[TASK TO CARRY OUT]: Reproduce the material below line by line, beginning with its first line and ending with the line that contains "var refValues = [156.4, 108.3];"; leave out pictures.

[COLLECTED DATA]:
+---+

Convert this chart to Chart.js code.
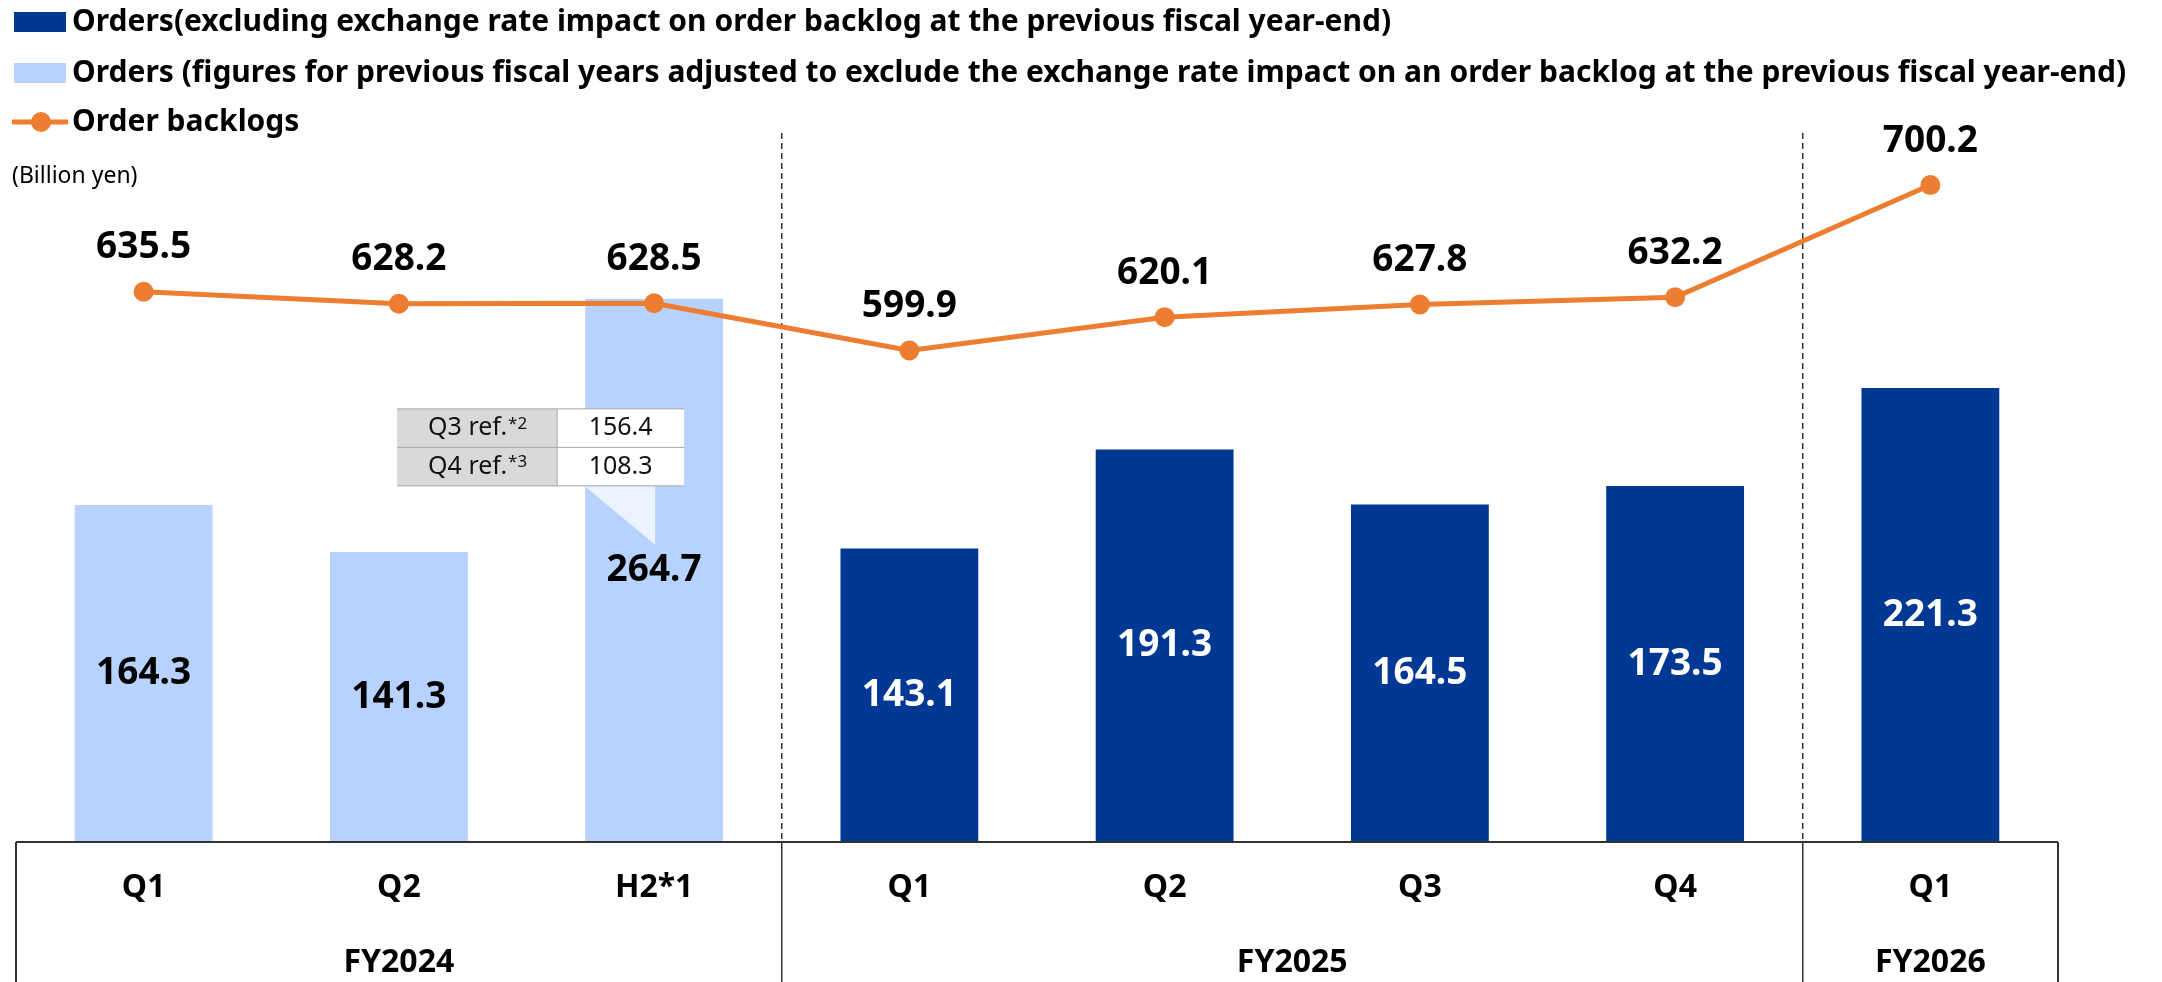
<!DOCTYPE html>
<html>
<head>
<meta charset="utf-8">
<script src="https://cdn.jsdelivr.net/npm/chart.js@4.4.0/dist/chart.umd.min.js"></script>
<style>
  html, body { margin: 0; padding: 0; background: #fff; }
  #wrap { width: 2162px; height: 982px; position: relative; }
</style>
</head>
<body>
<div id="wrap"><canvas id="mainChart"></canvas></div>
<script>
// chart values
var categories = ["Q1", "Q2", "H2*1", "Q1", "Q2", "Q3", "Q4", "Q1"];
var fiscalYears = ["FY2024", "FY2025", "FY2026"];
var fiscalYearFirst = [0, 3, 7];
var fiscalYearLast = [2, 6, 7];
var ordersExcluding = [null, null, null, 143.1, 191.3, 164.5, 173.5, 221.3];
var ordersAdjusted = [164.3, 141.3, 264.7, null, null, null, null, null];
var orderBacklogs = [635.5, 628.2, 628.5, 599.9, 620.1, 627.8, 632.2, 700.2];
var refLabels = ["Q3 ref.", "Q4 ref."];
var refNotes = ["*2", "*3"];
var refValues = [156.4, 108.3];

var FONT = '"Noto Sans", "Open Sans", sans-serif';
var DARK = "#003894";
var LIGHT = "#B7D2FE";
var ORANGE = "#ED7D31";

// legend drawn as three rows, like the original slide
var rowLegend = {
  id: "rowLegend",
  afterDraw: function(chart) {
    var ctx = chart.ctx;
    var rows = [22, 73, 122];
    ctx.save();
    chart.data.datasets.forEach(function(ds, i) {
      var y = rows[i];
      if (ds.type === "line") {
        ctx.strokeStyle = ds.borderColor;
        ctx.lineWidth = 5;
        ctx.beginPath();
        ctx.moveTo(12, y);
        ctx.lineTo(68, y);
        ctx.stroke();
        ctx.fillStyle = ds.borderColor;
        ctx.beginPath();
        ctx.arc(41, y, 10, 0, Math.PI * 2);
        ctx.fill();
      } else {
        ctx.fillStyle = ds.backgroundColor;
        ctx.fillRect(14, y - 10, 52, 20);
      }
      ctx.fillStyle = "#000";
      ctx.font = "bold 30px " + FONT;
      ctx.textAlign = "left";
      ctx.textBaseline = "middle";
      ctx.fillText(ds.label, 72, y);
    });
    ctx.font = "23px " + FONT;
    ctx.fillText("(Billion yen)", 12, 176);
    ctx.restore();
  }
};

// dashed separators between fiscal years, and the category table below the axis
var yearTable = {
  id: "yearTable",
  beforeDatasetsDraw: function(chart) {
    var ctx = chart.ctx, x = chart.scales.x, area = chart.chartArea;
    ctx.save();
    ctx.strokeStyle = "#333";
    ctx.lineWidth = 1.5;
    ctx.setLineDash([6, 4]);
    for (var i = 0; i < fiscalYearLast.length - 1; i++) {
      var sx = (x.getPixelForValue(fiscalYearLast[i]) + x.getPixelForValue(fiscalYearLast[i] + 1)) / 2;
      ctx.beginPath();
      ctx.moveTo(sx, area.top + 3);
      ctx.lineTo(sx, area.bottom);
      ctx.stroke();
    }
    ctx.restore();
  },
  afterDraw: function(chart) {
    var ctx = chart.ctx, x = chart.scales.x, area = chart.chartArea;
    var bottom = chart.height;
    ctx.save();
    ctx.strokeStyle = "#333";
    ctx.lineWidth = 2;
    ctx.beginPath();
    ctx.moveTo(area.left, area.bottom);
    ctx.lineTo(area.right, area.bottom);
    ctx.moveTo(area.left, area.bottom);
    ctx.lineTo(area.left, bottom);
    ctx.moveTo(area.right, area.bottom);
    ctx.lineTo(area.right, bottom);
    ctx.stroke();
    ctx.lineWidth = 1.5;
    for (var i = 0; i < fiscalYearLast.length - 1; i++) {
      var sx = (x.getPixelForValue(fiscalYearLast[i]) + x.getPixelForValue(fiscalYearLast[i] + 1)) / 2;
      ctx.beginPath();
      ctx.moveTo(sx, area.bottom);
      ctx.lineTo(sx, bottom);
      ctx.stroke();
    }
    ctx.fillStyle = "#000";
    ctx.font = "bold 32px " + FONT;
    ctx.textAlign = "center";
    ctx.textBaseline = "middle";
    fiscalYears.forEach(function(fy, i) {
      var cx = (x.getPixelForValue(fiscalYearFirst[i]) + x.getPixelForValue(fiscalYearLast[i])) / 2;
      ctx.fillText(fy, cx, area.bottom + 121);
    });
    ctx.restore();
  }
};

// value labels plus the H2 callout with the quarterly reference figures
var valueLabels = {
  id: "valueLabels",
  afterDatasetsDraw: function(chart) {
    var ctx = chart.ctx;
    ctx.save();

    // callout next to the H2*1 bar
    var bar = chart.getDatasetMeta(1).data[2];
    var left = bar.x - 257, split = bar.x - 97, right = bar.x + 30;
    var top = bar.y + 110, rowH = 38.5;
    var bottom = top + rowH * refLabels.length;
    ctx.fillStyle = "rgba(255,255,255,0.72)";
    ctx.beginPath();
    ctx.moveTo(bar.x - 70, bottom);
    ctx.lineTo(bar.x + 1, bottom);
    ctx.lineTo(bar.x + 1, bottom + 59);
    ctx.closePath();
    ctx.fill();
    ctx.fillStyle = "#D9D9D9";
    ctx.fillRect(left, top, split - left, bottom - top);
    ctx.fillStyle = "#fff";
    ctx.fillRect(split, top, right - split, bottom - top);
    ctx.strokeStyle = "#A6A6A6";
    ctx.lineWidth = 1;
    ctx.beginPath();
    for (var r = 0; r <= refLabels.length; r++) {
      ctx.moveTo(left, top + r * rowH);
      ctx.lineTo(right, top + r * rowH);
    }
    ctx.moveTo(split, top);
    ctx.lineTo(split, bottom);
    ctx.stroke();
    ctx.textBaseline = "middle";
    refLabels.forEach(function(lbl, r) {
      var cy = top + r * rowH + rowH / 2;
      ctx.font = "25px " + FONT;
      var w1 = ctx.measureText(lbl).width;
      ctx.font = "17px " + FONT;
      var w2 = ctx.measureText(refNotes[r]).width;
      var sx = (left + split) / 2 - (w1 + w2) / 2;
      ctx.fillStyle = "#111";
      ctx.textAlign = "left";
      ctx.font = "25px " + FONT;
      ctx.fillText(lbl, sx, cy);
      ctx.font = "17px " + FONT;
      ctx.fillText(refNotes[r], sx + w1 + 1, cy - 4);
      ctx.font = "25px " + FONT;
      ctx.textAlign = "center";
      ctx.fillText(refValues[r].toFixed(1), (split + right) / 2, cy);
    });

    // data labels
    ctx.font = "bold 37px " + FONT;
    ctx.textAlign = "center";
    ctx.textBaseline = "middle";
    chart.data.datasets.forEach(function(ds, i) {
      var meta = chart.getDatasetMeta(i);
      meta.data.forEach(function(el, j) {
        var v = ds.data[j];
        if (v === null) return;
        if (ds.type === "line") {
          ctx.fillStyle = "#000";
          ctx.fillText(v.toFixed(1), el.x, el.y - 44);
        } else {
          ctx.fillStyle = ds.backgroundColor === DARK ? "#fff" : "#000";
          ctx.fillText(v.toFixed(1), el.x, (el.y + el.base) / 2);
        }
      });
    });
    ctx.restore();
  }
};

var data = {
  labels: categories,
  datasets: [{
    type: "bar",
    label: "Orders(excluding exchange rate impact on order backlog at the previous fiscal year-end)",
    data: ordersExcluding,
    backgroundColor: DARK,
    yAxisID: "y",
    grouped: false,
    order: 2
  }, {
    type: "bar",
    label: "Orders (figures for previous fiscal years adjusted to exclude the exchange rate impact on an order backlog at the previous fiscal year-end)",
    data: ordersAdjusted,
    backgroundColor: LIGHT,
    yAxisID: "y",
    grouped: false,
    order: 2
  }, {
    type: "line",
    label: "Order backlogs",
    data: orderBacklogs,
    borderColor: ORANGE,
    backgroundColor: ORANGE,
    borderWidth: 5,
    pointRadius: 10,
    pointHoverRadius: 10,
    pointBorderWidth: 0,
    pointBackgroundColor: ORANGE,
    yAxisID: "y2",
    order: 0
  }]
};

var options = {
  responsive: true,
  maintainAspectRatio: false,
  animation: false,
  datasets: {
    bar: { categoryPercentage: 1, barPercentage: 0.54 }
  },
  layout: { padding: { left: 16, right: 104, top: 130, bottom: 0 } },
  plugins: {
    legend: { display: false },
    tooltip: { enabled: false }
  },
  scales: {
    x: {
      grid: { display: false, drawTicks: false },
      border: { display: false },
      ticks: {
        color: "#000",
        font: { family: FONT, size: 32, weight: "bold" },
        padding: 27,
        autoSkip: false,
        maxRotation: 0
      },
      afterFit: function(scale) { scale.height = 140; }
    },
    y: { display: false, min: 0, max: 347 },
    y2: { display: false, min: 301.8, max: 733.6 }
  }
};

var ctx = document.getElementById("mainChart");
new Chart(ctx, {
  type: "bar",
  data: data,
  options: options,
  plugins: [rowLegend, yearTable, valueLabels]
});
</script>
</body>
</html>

+---+

[TASK SOLUTION]:
Convert this chart to Chart.js code.
<!DOCTYPE html>
<html>
<head>
<meta charset="utf-8">
<script src="https://cdn.jsdelivr.net/npm/chart.js@4.4.0/dist/chart.umd.min.js"></script>
<style>
  html, body { margin: 0; padding: 0; background: #fff; }
  #wrap { width: 2162px; height: 982px; position: relative; }
</style>
</head>
<body>
<div id="wrap"><canvas id="mainChart"></canvas></div>
<script>
// chart values
var categories = ["Q1", "Q2", "H2*1", "Q1", "Q2", "Q3", "Q4", "Q1"];
var fiscalYears = ["FY2024", "FY2025", "FY2026"];
var fiscalYearFirst = [0, 3, 7];
var fiscalYearLast = [2, 6, 7];
var ordersExcluding = [null, null, null, 143.1, 191.3, 164.5, 173.5, 221.3];
var ordersAdjusted = [164.3, 141.3, 264.7, null, null, null, null, null];
var orderBacklogs = [635.5, 628.2, 628.5, 599.9, 620.1, 627.8, 632.2, 700.2];
var refLabels = ["Q3 ref.", "Q4 ref."];
var refNotes = ["*2", "*3"];
var refValues = [156.4, 108.3];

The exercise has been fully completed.